Raj, qui était premier dans la file d’attente, depuis 11h d’ailleurs, attend toujours qu’on cite son nom. Or, devant la porte de la salle pour le eye-test, des patients qui sont arrivés bien après lui ont déjà été appelés. « Kisisa ?! » s’énerve Raj en tentant d’entrer dans la salle. L’agent de sécurité l’arrête : « Misie, atann ou tour. » S’ensuit alors une vive discussion. « Ki mo tour ?! Mo’nn vinn premie. Kouma pankor krie mo nom ? Sa bann dimounn-la inn vinn apre. Kifer zot pe pas avan ? » demande Raj. « Misie inn krie ou nom ? Non. Abe ou bizin atann ou tour », lui dit l’agent de sécurité. « Be kifer pa finn krie mwa ? Mo ti avan sa misie-la. Mo ti avan sa madam-la ! » rétorque Raj. D’un geste de la main, l’agent de sécurité lui demande d’aller voir au comptoir. « Dosie pankor vini. Ou bizin al demann zot laba », lui dit-il.
Maîtrisant sa colère, Raj ne bouge pas d’un iota. Dans la salle où s’effectue les eye-tests, les infirmiers font le va-et-vient et farfouillent dans les dossiers. Parallèlement, les patients tentent de lire sur le tableau. Le eye-test, c’est un autre calvaire. Surtout pour ces personnes âgées qui peinent à suivre les indications de l’infirmier ou de l’infirmière qui ne pas semblent pas avoir du temps à perdre « avec ces gens qui ne voient pas », ou encore, qui peut-être ne savent pas lire. Mais le passage des patients au sein de cette unité est expéditif. En cinq secondes, les patients en ressortent et doivent de nouveau attendre dans la salle d’attente bondée pour être enfin auscultés par le médecin.

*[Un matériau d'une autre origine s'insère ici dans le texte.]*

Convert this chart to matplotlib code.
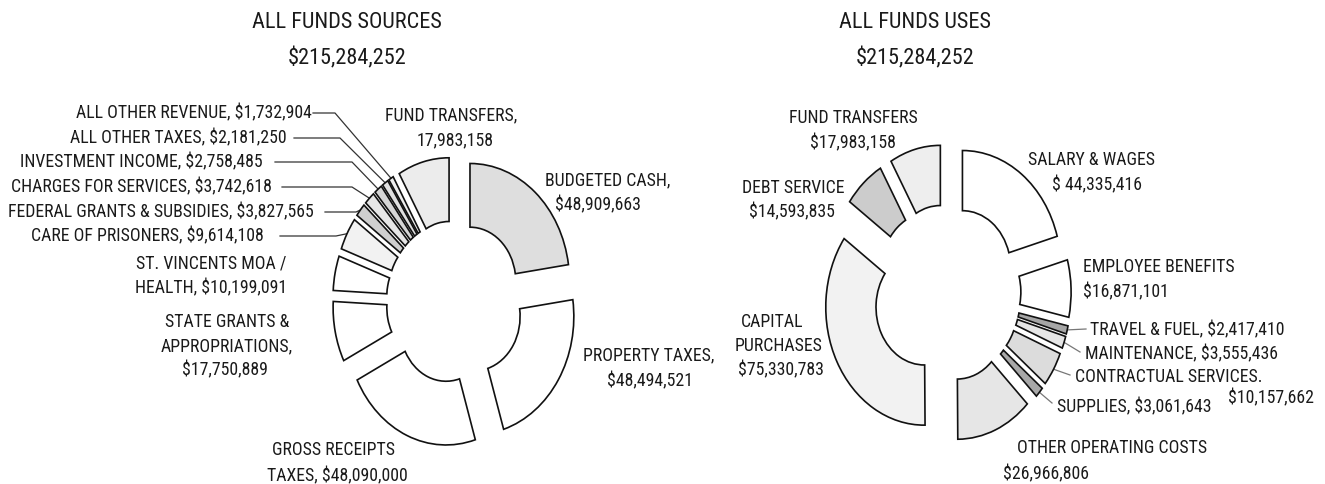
import matplotlib.pyplot as plt
from matplotlib import font_manager as fm
import numpy as np

# pick a narrow sans face (the reference text is Arial squeezed horizontally)
narrow = 'Liberation Sans'
for fam in ['Liberation Sans Narrow', 'Arial Narrow', 'Roboto Condensed', 'Archivo Narrow', 'PT Sans Narrow']:
    try:
        fm.findfont(fm.FontProperties(family=fam), fallback_to_default=False)
        narrow = fam
        break
    except ValueError:
        pass
plt.rcParams['font.family'] = [narrow, 'DejaVu Sans']

# Data
src_names = ["BUDGETED CASH", "PROPERTY TAXES", "GROSS RECEIPTS TAXES", "STATE GRANTS & APPROPRIATIONS",
             "ST. VINCENTS MOA / HEALTH", "CARE OF PRISONERS", "FEDERAL GRANTS & SUBSIDIES",
             "CHARGES FOR SERVICES", "INVESTMENT INCOME", "ALL OTHER TAXES", "ALL OTHER REVENUE",
             "FUND TRANSFERS"]
src_values = [48909663, 48494521, 48090000, 17750889, 10199091, 9614108, 3827565,
              3742618, 2758485, 2181250, 1732904, 17983158]
src_colors = ['#dedede', 'white', 'white', 'white', 'white', '#f2f2f2', '#cfcfcf',
              '#e6e6e6', '#d6d6d6', '#e0e0e0', '#efefef', '#ececec']

use_names = ["SALARY & WAGES", "EMPLOYEE BENEFITS", "TRAVEL & FUEL", "MAINTENANCE",
             "CONTRACTUAL SERVICES", "SUPPLIES", "OTHER OPERATING COSTS", "CAPITAL PURCHASES",
             "DEBT SERVICE", "FUND TRANSFERS"]
use_values = [44335416, 16871101, 2417410, 3555436, 10157662, 3061643, 26966806,
              75330783, 14593835, 17983158]
use_colors = ['white', 'white', '#a6a6a6', '#e6e6e6', '#dcdcdc', '#a8a8a8', '#e6e6e6',
              '#f2f2f2', '#cccccc', '#eeeeee']

total = "$215,284,252"

W, H = 1325, 484
fig = plt.figure(figsize=(W / 100, H / 100), dpi=100)
over = fig.add_axes([0, 0, 1, 1])
over.set_xlim(0, W)
over.set_ylim(H, 0)
over.axis('off')


def donut(cx, cy, rx, ry, values, colors, explode, width):
    ax = fig.add_axes([(cx - 1.6 * rx) / W, 1 - (cy + 1.6 * ry) / H, 3.2 * rx / W, 3.2 * ry / H])
    wedges, _ = ax.pie(values, colors=colors, startangle=90, counterclock=False,
                       explode=[explode] * len(values),
                       wedgeprops=dict(width=width, edgecolor='#111111', linewidth=1.2))
    ax.set_aspect('auto')
    ax.set_xlim(-1.6, 1.6)
    ax.set_ylim(-1.6, 1.6)
    return ax, wedges


def edge_point(ax, w, r=1.0):
    t = np.deg2rad((w.theta1 + w.theta2) / 2)
    p = ax.transData.transform((w.center[0] + r * np.cos(t), w.center[1] + r * np.sin(t)))
    return p[0], H - p[1]


def lab(x, y, t, ha='center', size=12.8):
    over.text(x, y, t, ha=ha, va='center', fontsize=size, color='#1a1a1a')


ax1, w1 = donut(455, 302, 99.5, 118, src_values, src_colors, 0.23, 0.54)
ax2, w2 = donut(947, 293, 98.5, 118, use_values, use_colors, 0.26, 0.51)

# titles
lab(347, 22, "ALL FUNDS SOURCES", size=16)
lab(347, 58, total, size=16)
lab(915, 22, "ALL FUNDS USES", size=16)
lab(915, 58, total, size=16)

# left labels with leaders: (wedge index, text, right x, y, line start x, elbow x)
left_small = [
    (10, "ALL OTHER REVENUE, $1,732,904", 312, 113, 313, 335),
    (9, "ALL OTHER TAXES, $2,181,250", 287, 138, 294, 340),
    (8, "INVESTMENT INCOME, $2,758,485", 263, 162, 275, 352),
    (7, "CHARGES FOR SERVICES, $3,742,618", 272, 187, 282, 352),
    (6, "FEDERAL GRANTS & SUBSIDIES, $3,827,565", 314, 212, 325, 356),
    (5, "CARE OF PRISONERS, $9,614,108", 264, 236, 280, 336),
]
for i, t, x, y, x0, xe in left_small:
    lab(x, y, t, ha='right')
    px, py = edge_point(ax1, w1[i])
    over.plot([x0, xe, px], [y, y, py], color='#333333', lw=0.9)

lab(211, 263, "ST. VINCENTS MOA /")
lab(211, 288, "HEALTH, $10,199,091")
lab(227, 322, "STATE GRANTS &")
lab(227, 346, "APPROPRIATIONS,")
lab(225, 370, "$17,750,889")
lab(333, 450, "GROSS RECEIPTS")
lab(337, 476, "TAXES, $48,090,000")
lab(583, 355, "PROPERTY TAXES,", ha='left')
lab(693, 381, "$48,494,521", ha='right')
lab(545, 180, "BUDGETED CASH,", ha='left')
lab(555, 205, "$48,909,663", ha='left')
lab(451, 115, "FUND TRANSFERS,")
lab(455, 140, "17,983,158")

# right labels
lab(853, 118, "FUND TRANSFERS")
lab(853, 143, "$17,983,158")
lab(793, 188, "DEBT SERVICE")
lab(792, 212, "$14,593,835")
lab(1092, 160, "SALARY & WAGES")
lab(1097, 185, "$ 44,335,416")
lab(1083, 267, "EMPLOYEE BENEFITS", ha='left')
lab(1083, 292, "$16,871,101", ha='left')
lab(772, 322, "CAPITAL")
lab(779, 346, "PURCHASES")
lab(781, 370, "$75,330,783")
lab(1017, 448, "OTHER OPERATING COSTS", ha='left')
lab(1003, 474, "$26,966,806", ha='left')

right_small = [
    (2, "TRAVEL & FUEL, $2,417,410", 1090, 330, 1086, 329),
    (3, "MAINTENANCE, $3,555,436", 1085, 354, 1080, 352),
    (4, "CONTRACTUAL SERVICES.", 1075, 377, 1070, 375),
    (5, "SUPPLIES, $3,061,643", 1057, 407, 1052, 403),
]
for i, t, x, y, lx, ly in right_small:
    lab(x, y, t, ha='left')
    px, py = edge_point(ax2, w2[i])
    over.plot([px, lx], [py, ly], color='#777777', lw=0.9)
lab(1228, 398, "$10,157,662", ha='left')

fig.savefig('out.png', dpi=100, facecolor='white')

Dans le hall, c’est toujours le brouhaha. Les infirmiers crient des noms de toutes parts. « Na pa kone kot pou ale. Zot nek dir ou atann. Nom lamem pa tande », déplorent les patients. Au bout d’une quinzaine de minutes d’attente, enfin, le patient est ausculté.
Certains médecins sont gentils, d’autres…
Si certains médecins, forts gentils et attentionnés, prennent le temps d’expliquer à leurs patients ce qu’il en est de l’état de leurs yeux, d’autres sont expéditifs. Aucun signe de politesse, et encore moins d’information. En moins de cinq minutes, le patient reçoit sa prescription pour la pharmacie, ou encore une fois il a droit à une longue file d’attente, avant de revenir au comptoir, le même où il a passé des heures pour soumettre sa carte de rendez-vous plus tôt, pour prendre un autre rendez-vous. Et encore une fois, dans la pagaille, entre ceux qui viennent d’arriver et d’autres qui attendent pour partir, il faut attendre que le dossier qui était chez le médecin arrive au guichet avant d’obtenir un nouveau rendez-vous.
« Kifer pena lord dan lopital Moka ? » demandent les patients qui s’interrogent d’ailleurs de ce qu’il est advenu du projet de E-Health initié en 2016 dans certains hôpitaux, dont le S. Bharati Eye Hospital. D’autant que la lenteur de la mise en place de ce projet pour lequel le ministère de la Santé dispose d’une enveloppe de Rs 62 millions a été décriée par le Bureau de l’Audit en 2020.